The brand was showing its age by the time it was sold to Yorkshire Global Restaurants, the company run by former Burger King marketing executive Sid Feltenstein.  He would also buy Long John Silver’s and polish up both brands before selling them as a package for $320 million to what is now Yum Brands. The buyer, the parent of Taco Bell, KFC and Pizza Hut, was looking for concepts that could be co-branded with its current holdings. Several hundred combo stores were opened during the 12 years that Yum owned A&W.

“It was a trying nine years,” says Mulder. “We did our best, and they did their best, but it just wasn’t a good fit.” 

Co-branding might have looked good on paper, but “the consumer just didn’t buy into it,” he says. “They didn’t see an A&W-KFC co-branded store as being the same as a free-standing A&W restaurant.” Nor were franchisees thrilled with the dual operations. “The chicken guys didn’t want to stop and make a $1 burger instead of selling a bucket of chicken for $10.” 

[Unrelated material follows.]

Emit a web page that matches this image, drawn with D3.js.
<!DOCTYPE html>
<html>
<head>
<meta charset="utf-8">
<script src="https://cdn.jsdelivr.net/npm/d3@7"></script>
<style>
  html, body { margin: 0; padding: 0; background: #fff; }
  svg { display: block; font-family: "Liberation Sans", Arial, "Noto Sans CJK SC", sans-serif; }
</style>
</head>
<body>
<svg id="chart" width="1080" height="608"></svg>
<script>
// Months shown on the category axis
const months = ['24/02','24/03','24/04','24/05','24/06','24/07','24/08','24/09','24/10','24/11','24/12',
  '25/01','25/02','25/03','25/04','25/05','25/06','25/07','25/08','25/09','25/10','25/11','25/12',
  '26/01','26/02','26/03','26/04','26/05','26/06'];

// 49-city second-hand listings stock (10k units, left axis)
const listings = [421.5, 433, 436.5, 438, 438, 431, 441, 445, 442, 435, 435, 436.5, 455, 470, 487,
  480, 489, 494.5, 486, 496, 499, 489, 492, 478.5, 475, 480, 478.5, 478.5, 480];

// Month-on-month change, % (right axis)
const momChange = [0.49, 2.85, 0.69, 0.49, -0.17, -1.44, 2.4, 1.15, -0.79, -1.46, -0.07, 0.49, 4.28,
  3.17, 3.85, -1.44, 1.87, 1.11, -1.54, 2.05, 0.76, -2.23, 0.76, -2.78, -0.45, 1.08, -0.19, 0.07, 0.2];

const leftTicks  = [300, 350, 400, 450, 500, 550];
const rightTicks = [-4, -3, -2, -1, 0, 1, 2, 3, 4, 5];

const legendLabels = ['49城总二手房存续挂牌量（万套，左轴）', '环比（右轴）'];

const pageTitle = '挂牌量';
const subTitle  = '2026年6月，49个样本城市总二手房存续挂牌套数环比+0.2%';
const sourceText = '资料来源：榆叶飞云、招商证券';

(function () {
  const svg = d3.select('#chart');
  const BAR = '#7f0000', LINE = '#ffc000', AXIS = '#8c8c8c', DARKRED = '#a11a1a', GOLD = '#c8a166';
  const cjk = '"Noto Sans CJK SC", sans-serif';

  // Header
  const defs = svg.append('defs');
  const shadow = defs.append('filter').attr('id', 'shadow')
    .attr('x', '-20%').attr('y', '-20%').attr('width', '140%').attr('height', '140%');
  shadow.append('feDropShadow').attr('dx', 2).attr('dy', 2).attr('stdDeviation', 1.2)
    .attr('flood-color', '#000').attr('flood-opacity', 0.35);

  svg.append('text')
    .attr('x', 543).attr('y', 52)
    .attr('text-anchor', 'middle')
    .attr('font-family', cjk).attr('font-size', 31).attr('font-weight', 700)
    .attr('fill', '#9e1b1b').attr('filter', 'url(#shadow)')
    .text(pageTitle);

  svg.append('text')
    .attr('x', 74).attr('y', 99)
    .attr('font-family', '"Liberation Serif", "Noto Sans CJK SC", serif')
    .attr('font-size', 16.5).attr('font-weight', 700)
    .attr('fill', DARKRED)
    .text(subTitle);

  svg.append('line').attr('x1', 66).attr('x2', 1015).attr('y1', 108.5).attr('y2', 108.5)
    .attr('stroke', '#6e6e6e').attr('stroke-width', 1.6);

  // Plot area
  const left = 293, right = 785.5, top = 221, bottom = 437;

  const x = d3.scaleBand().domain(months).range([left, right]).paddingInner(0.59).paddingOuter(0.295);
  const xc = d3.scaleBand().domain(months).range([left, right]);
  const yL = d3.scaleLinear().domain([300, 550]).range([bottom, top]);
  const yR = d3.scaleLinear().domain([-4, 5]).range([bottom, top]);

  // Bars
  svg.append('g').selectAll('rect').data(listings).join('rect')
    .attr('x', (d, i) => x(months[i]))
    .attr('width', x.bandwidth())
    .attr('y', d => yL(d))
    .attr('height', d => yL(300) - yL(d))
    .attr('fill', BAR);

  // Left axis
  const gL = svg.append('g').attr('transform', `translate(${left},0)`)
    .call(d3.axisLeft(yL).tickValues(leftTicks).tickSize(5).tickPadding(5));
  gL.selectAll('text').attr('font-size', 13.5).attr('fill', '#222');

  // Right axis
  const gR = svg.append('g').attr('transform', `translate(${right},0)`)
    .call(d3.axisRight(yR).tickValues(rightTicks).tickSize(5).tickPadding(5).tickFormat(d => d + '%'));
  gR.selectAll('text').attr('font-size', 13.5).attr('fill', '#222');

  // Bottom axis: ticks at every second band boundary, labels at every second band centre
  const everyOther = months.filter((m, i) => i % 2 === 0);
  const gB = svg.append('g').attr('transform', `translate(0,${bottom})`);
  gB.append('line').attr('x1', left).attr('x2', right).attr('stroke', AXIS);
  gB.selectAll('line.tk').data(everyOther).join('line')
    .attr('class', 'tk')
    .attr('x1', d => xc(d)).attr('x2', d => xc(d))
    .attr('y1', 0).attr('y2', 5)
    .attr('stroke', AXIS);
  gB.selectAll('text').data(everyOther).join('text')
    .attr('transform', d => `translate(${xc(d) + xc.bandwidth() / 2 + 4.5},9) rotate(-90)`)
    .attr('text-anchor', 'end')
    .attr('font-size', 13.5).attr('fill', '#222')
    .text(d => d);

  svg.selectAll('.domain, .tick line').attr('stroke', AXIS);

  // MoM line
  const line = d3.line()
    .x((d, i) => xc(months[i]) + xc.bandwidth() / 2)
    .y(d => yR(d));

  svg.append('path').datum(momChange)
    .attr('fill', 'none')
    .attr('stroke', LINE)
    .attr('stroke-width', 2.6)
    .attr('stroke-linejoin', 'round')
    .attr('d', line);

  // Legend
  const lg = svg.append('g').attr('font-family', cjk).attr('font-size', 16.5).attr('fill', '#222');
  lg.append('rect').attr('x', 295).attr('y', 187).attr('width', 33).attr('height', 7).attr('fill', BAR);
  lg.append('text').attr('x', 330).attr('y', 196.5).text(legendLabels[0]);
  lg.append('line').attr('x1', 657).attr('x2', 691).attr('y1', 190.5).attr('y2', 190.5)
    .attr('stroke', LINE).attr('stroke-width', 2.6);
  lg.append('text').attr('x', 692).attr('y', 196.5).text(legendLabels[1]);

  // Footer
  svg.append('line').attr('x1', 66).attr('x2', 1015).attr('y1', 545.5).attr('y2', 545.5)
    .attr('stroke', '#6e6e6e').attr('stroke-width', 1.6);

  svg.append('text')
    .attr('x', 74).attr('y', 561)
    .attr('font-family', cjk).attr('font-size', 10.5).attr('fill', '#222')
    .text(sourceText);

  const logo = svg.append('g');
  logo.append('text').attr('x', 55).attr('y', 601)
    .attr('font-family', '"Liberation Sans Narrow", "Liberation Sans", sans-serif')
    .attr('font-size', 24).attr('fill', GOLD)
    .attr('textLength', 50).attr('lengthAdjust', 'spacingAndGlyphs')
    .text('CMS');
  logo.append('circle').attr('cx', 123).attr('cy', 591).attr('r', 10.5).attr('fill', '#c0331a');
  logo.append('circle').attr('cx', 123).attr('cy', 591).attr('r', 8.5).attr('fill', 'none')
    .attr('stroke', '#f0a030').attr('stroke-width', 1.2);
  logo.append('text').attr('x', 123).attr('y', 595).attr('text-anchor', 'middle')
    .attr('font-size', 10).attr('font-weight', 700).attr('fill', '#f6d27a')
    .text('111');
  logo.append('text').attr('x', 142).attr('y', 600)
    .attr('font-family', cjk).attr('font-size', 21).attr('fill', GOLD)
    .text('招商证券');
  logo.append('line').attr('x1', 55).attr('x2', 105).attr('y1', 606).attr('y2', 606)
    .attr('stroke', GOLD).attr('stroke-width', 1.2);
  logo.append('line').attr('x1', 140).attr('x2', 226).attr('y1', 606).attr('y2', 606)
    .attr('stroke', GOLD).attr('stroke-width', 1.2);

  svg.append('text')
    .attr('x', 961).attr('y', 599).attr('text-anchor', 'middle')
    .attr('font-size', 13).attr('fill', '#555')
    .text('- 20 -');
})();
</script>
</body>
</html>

In early 2011, Yum decided to throw in the napkin and sell off A&W and Long John’s. Mulder reached out to A&W’s Asian franchisee and the U.S. franchise community to buy the chain. “Now we control our own destiny,” he says. 

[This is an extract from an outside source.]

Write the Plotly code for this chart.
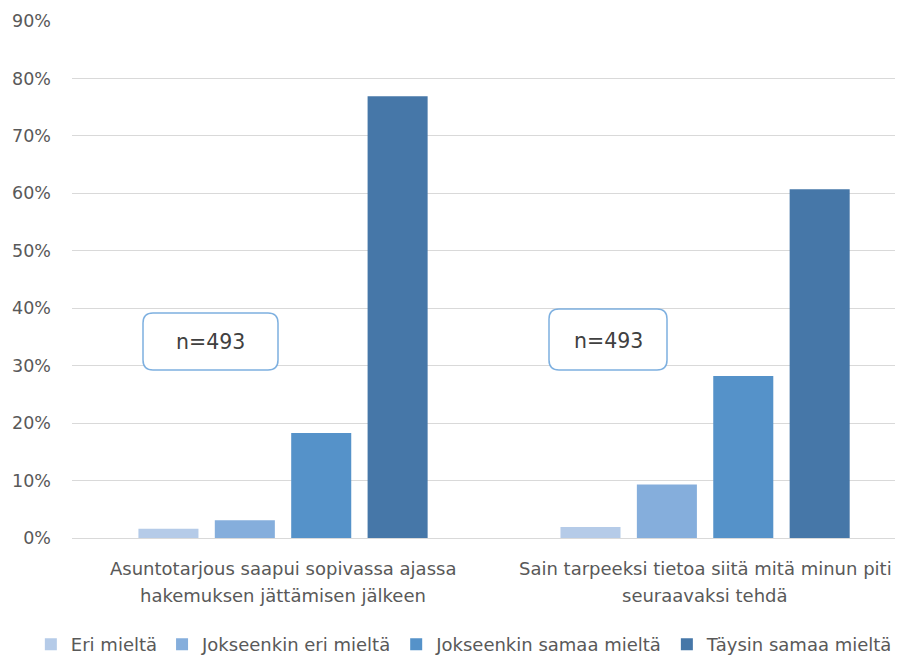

The first call Mulder remembers making as he put together the buying group was to Kevin Bazner, a former executive of A&W who had stayed in business with Feltenstein. He agreed to come aboard as CEO, with the mission of recapturing the brand’s former glory. 

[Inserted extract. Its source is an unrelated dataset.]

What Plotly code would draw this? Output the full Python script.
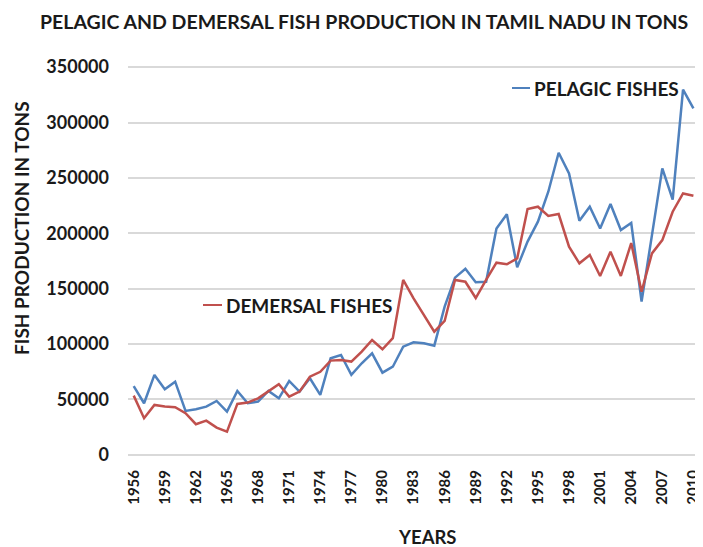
import plotly.graph_objects as go

years = list(range(1956, 2011))

pelagic = [62000, 46600, 72200, 59200, 66100, 39700, 41200, 43600, 48700, 39000,
           57700, 46600, 48100, 57700, 51100, 66700, 57100, 69200, 54100, 87200,
           90200, 72200, 82700, 91700, 74200, 79600, 97700, 101600, 100700, 98600,
           133800, 160000, 168000, 155800, 156300, 204400, 217100, 169300, 192500, 210500,
           237500, 272700, 254100, 211400, 224000, 204400, 226400, 203000, 209300, 138300,
           198400, 258600, 230500, 329700, 312700]

demersal = [53500, 33100, 45100, 43600, 43000, 37600, 27700, 30900, 24600, 21000,
            46000, 47200, 51100, 57100, 63800, 52600, 57100, 70600, 75000, 85100,
            85700, 84200, 93200, 103700, 95300, 105300, 157900, 141300, 126300, 111200,
            120900, 157900, 156300, 141600, 157900, 173500, 172000, 177400, 221900, 224000,
            215600, 217400, 187900, 172900, 180400, 161500, 183400, 161500, 191200, 147300,
            181900, 193900, 219500, 236000, 233900]

x_ticks = list(range(1956, 2011, 3))
y_ticks = [0, 50000, 100000, 150000, 200000, 250000, 300000, 350000]

title_text = "PELAGIC AND DEMERSAL FISH PRODUCTION IN TAMIL NADU IN TONS"
pelagic_name = "PELAGIC FISHES"
demersal_name = "DEMERSAL FISHES"

BLUE = "#4f81bd"
RED = "#c0504d"
FONT = "Lato"
TXT = "#1a1a1a"

# page body has an 8px margin: figure is placed at (8, 8)
OFF = 8
FW, FH = 703 - OFF, 547 - OFF
# plot area in page pixels
L, R, T, B = 128, 696, 66, 456
W, H = R - L, B - T


def px(x):
    return (x - L) / W


def py(y):
    return (B - y) / H


fig = go.Figure()
fig.add_trace(go.Scatter(x=years, y=pelagic, mode="lines", name=pelagic_name,
                         line=dict(color=BLUE, width=2.5)))
fig.add_trace(go.Scatter(x=years, y=demersal, mode="lines", name=demersal_name,
                         line=dict(color=RED, width=2.5)))

fig.update_layout(
    width=FW, height=FH,
    margin=dict(l=L - OFF, r=703 - R, t=T - OFF, b=547 - B),
    paper_bgcolor="white", plot_bgcolor="white",
    showlegend=False,
    font=dict(family=FONT, color=TXT),
    xaxis=dict(range=[1955.45, 2010.25], tickvals=x_ticks, ticktext=[str(v) for v in x_ticks],
               tickangle=-90, showgrid=False, zeroline=False, showline=False, ticks="",
               ticklabelstandoff=10, automargin=False,
               tickfont=dict(family=FONT, size=15, color=TXT, weight="bold")),
    yaxis=dict(range=[-1000, 351000], tickvals=y_ticks, ticktext=[str(v) for v in y_ticks],
               showgrid=True, gridcolor="#d9d9d9", gridwidth=2, zeroline=False,
               showline=False, ticks="", ticklabelstandoff=18, automargin=False,
               tickfont=dict(family=FONT, size=18, color=TXT, weight="bold")),
)

# Title
fig.add_annotation(text=title_text, xref="paper", yref="paper",
                   x=px(363.5), y=py(22), xanchor="center", yanchor="middle",
                   showarrow=False, font=dict(family=FONT, size=19.5, color=TXT, weight="bold"))
# Axis titles
fig.add_annotation(text="FISH PRODUCTION IN TONS", xref="paper", yref="paper",
                   x=px(21), y=py(228), xanchor="center", yanchor="middle",
                   textangle=-90, showarrow=False,
                   font=dict(family=FONT, size=19, color=TXT, weight="bold"))
fig.add_annotation(text="YEARS", xref="paper", yref="paper",
                   x=px(427), y=py(537), xanchor="center", yanchor="middle",
                   showarrow=False, font=dict(family=FONT, size=18.5, color=TXT, weight="bold"))

# Series labels with keys
fig.add_shape(type="line", xref="paper", yref="paper",
              x0=px(203), x1=px(222), y0=py(305), y1=py(305), line=dict(color=RED, width=2))
fig.add_annotation(text=demersal_name, xref="paper", yref="paper",
                   x=px(224), y=py(305), xanchor="left", yanchor="middle",
                   showarrow=False, font=dict(family=FONT, size=19, color=TXT, weight="bold"))
fig.add_shape(type="line", xref="paper", yref="paper",
              x0=px(512), x1=px(530), y0=py(88), y1=py(88), line=dict(color=BLUE, width=2))
fig.add_annotation(text=pelagic_name, xref="paper", yref="paper",
                   x=px(532), y=py(88), xanchor="left", yanchor="middle",
                   showarrow=False, font=dict(family=FONT, size=19, color=TXT, weight="bold"))

fig.write_html("out.html")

“He’s done a fabulous job for us,” Mulder says. “We’re back in a growth mode. We have 16 or 17 restaurants under development.” 

Yet new issues have presented themselves. Families are still the foundation of the A&W system, but younger generations aren’t always eager to follow their parents and grandparents into the business. Fellow franchisees are stepping forward to buy the units, raising the prospects of a few operators controlling a disproportionate piece of the chain. 

“It’s hard to keep that family orientation,” says Mulder. “As these guys get bigger and they become multiunit operators, that’s an issue.”

But he doesn’t worry about the fate of his 15 stores. “I have four children. and they’re all in the business,” he says.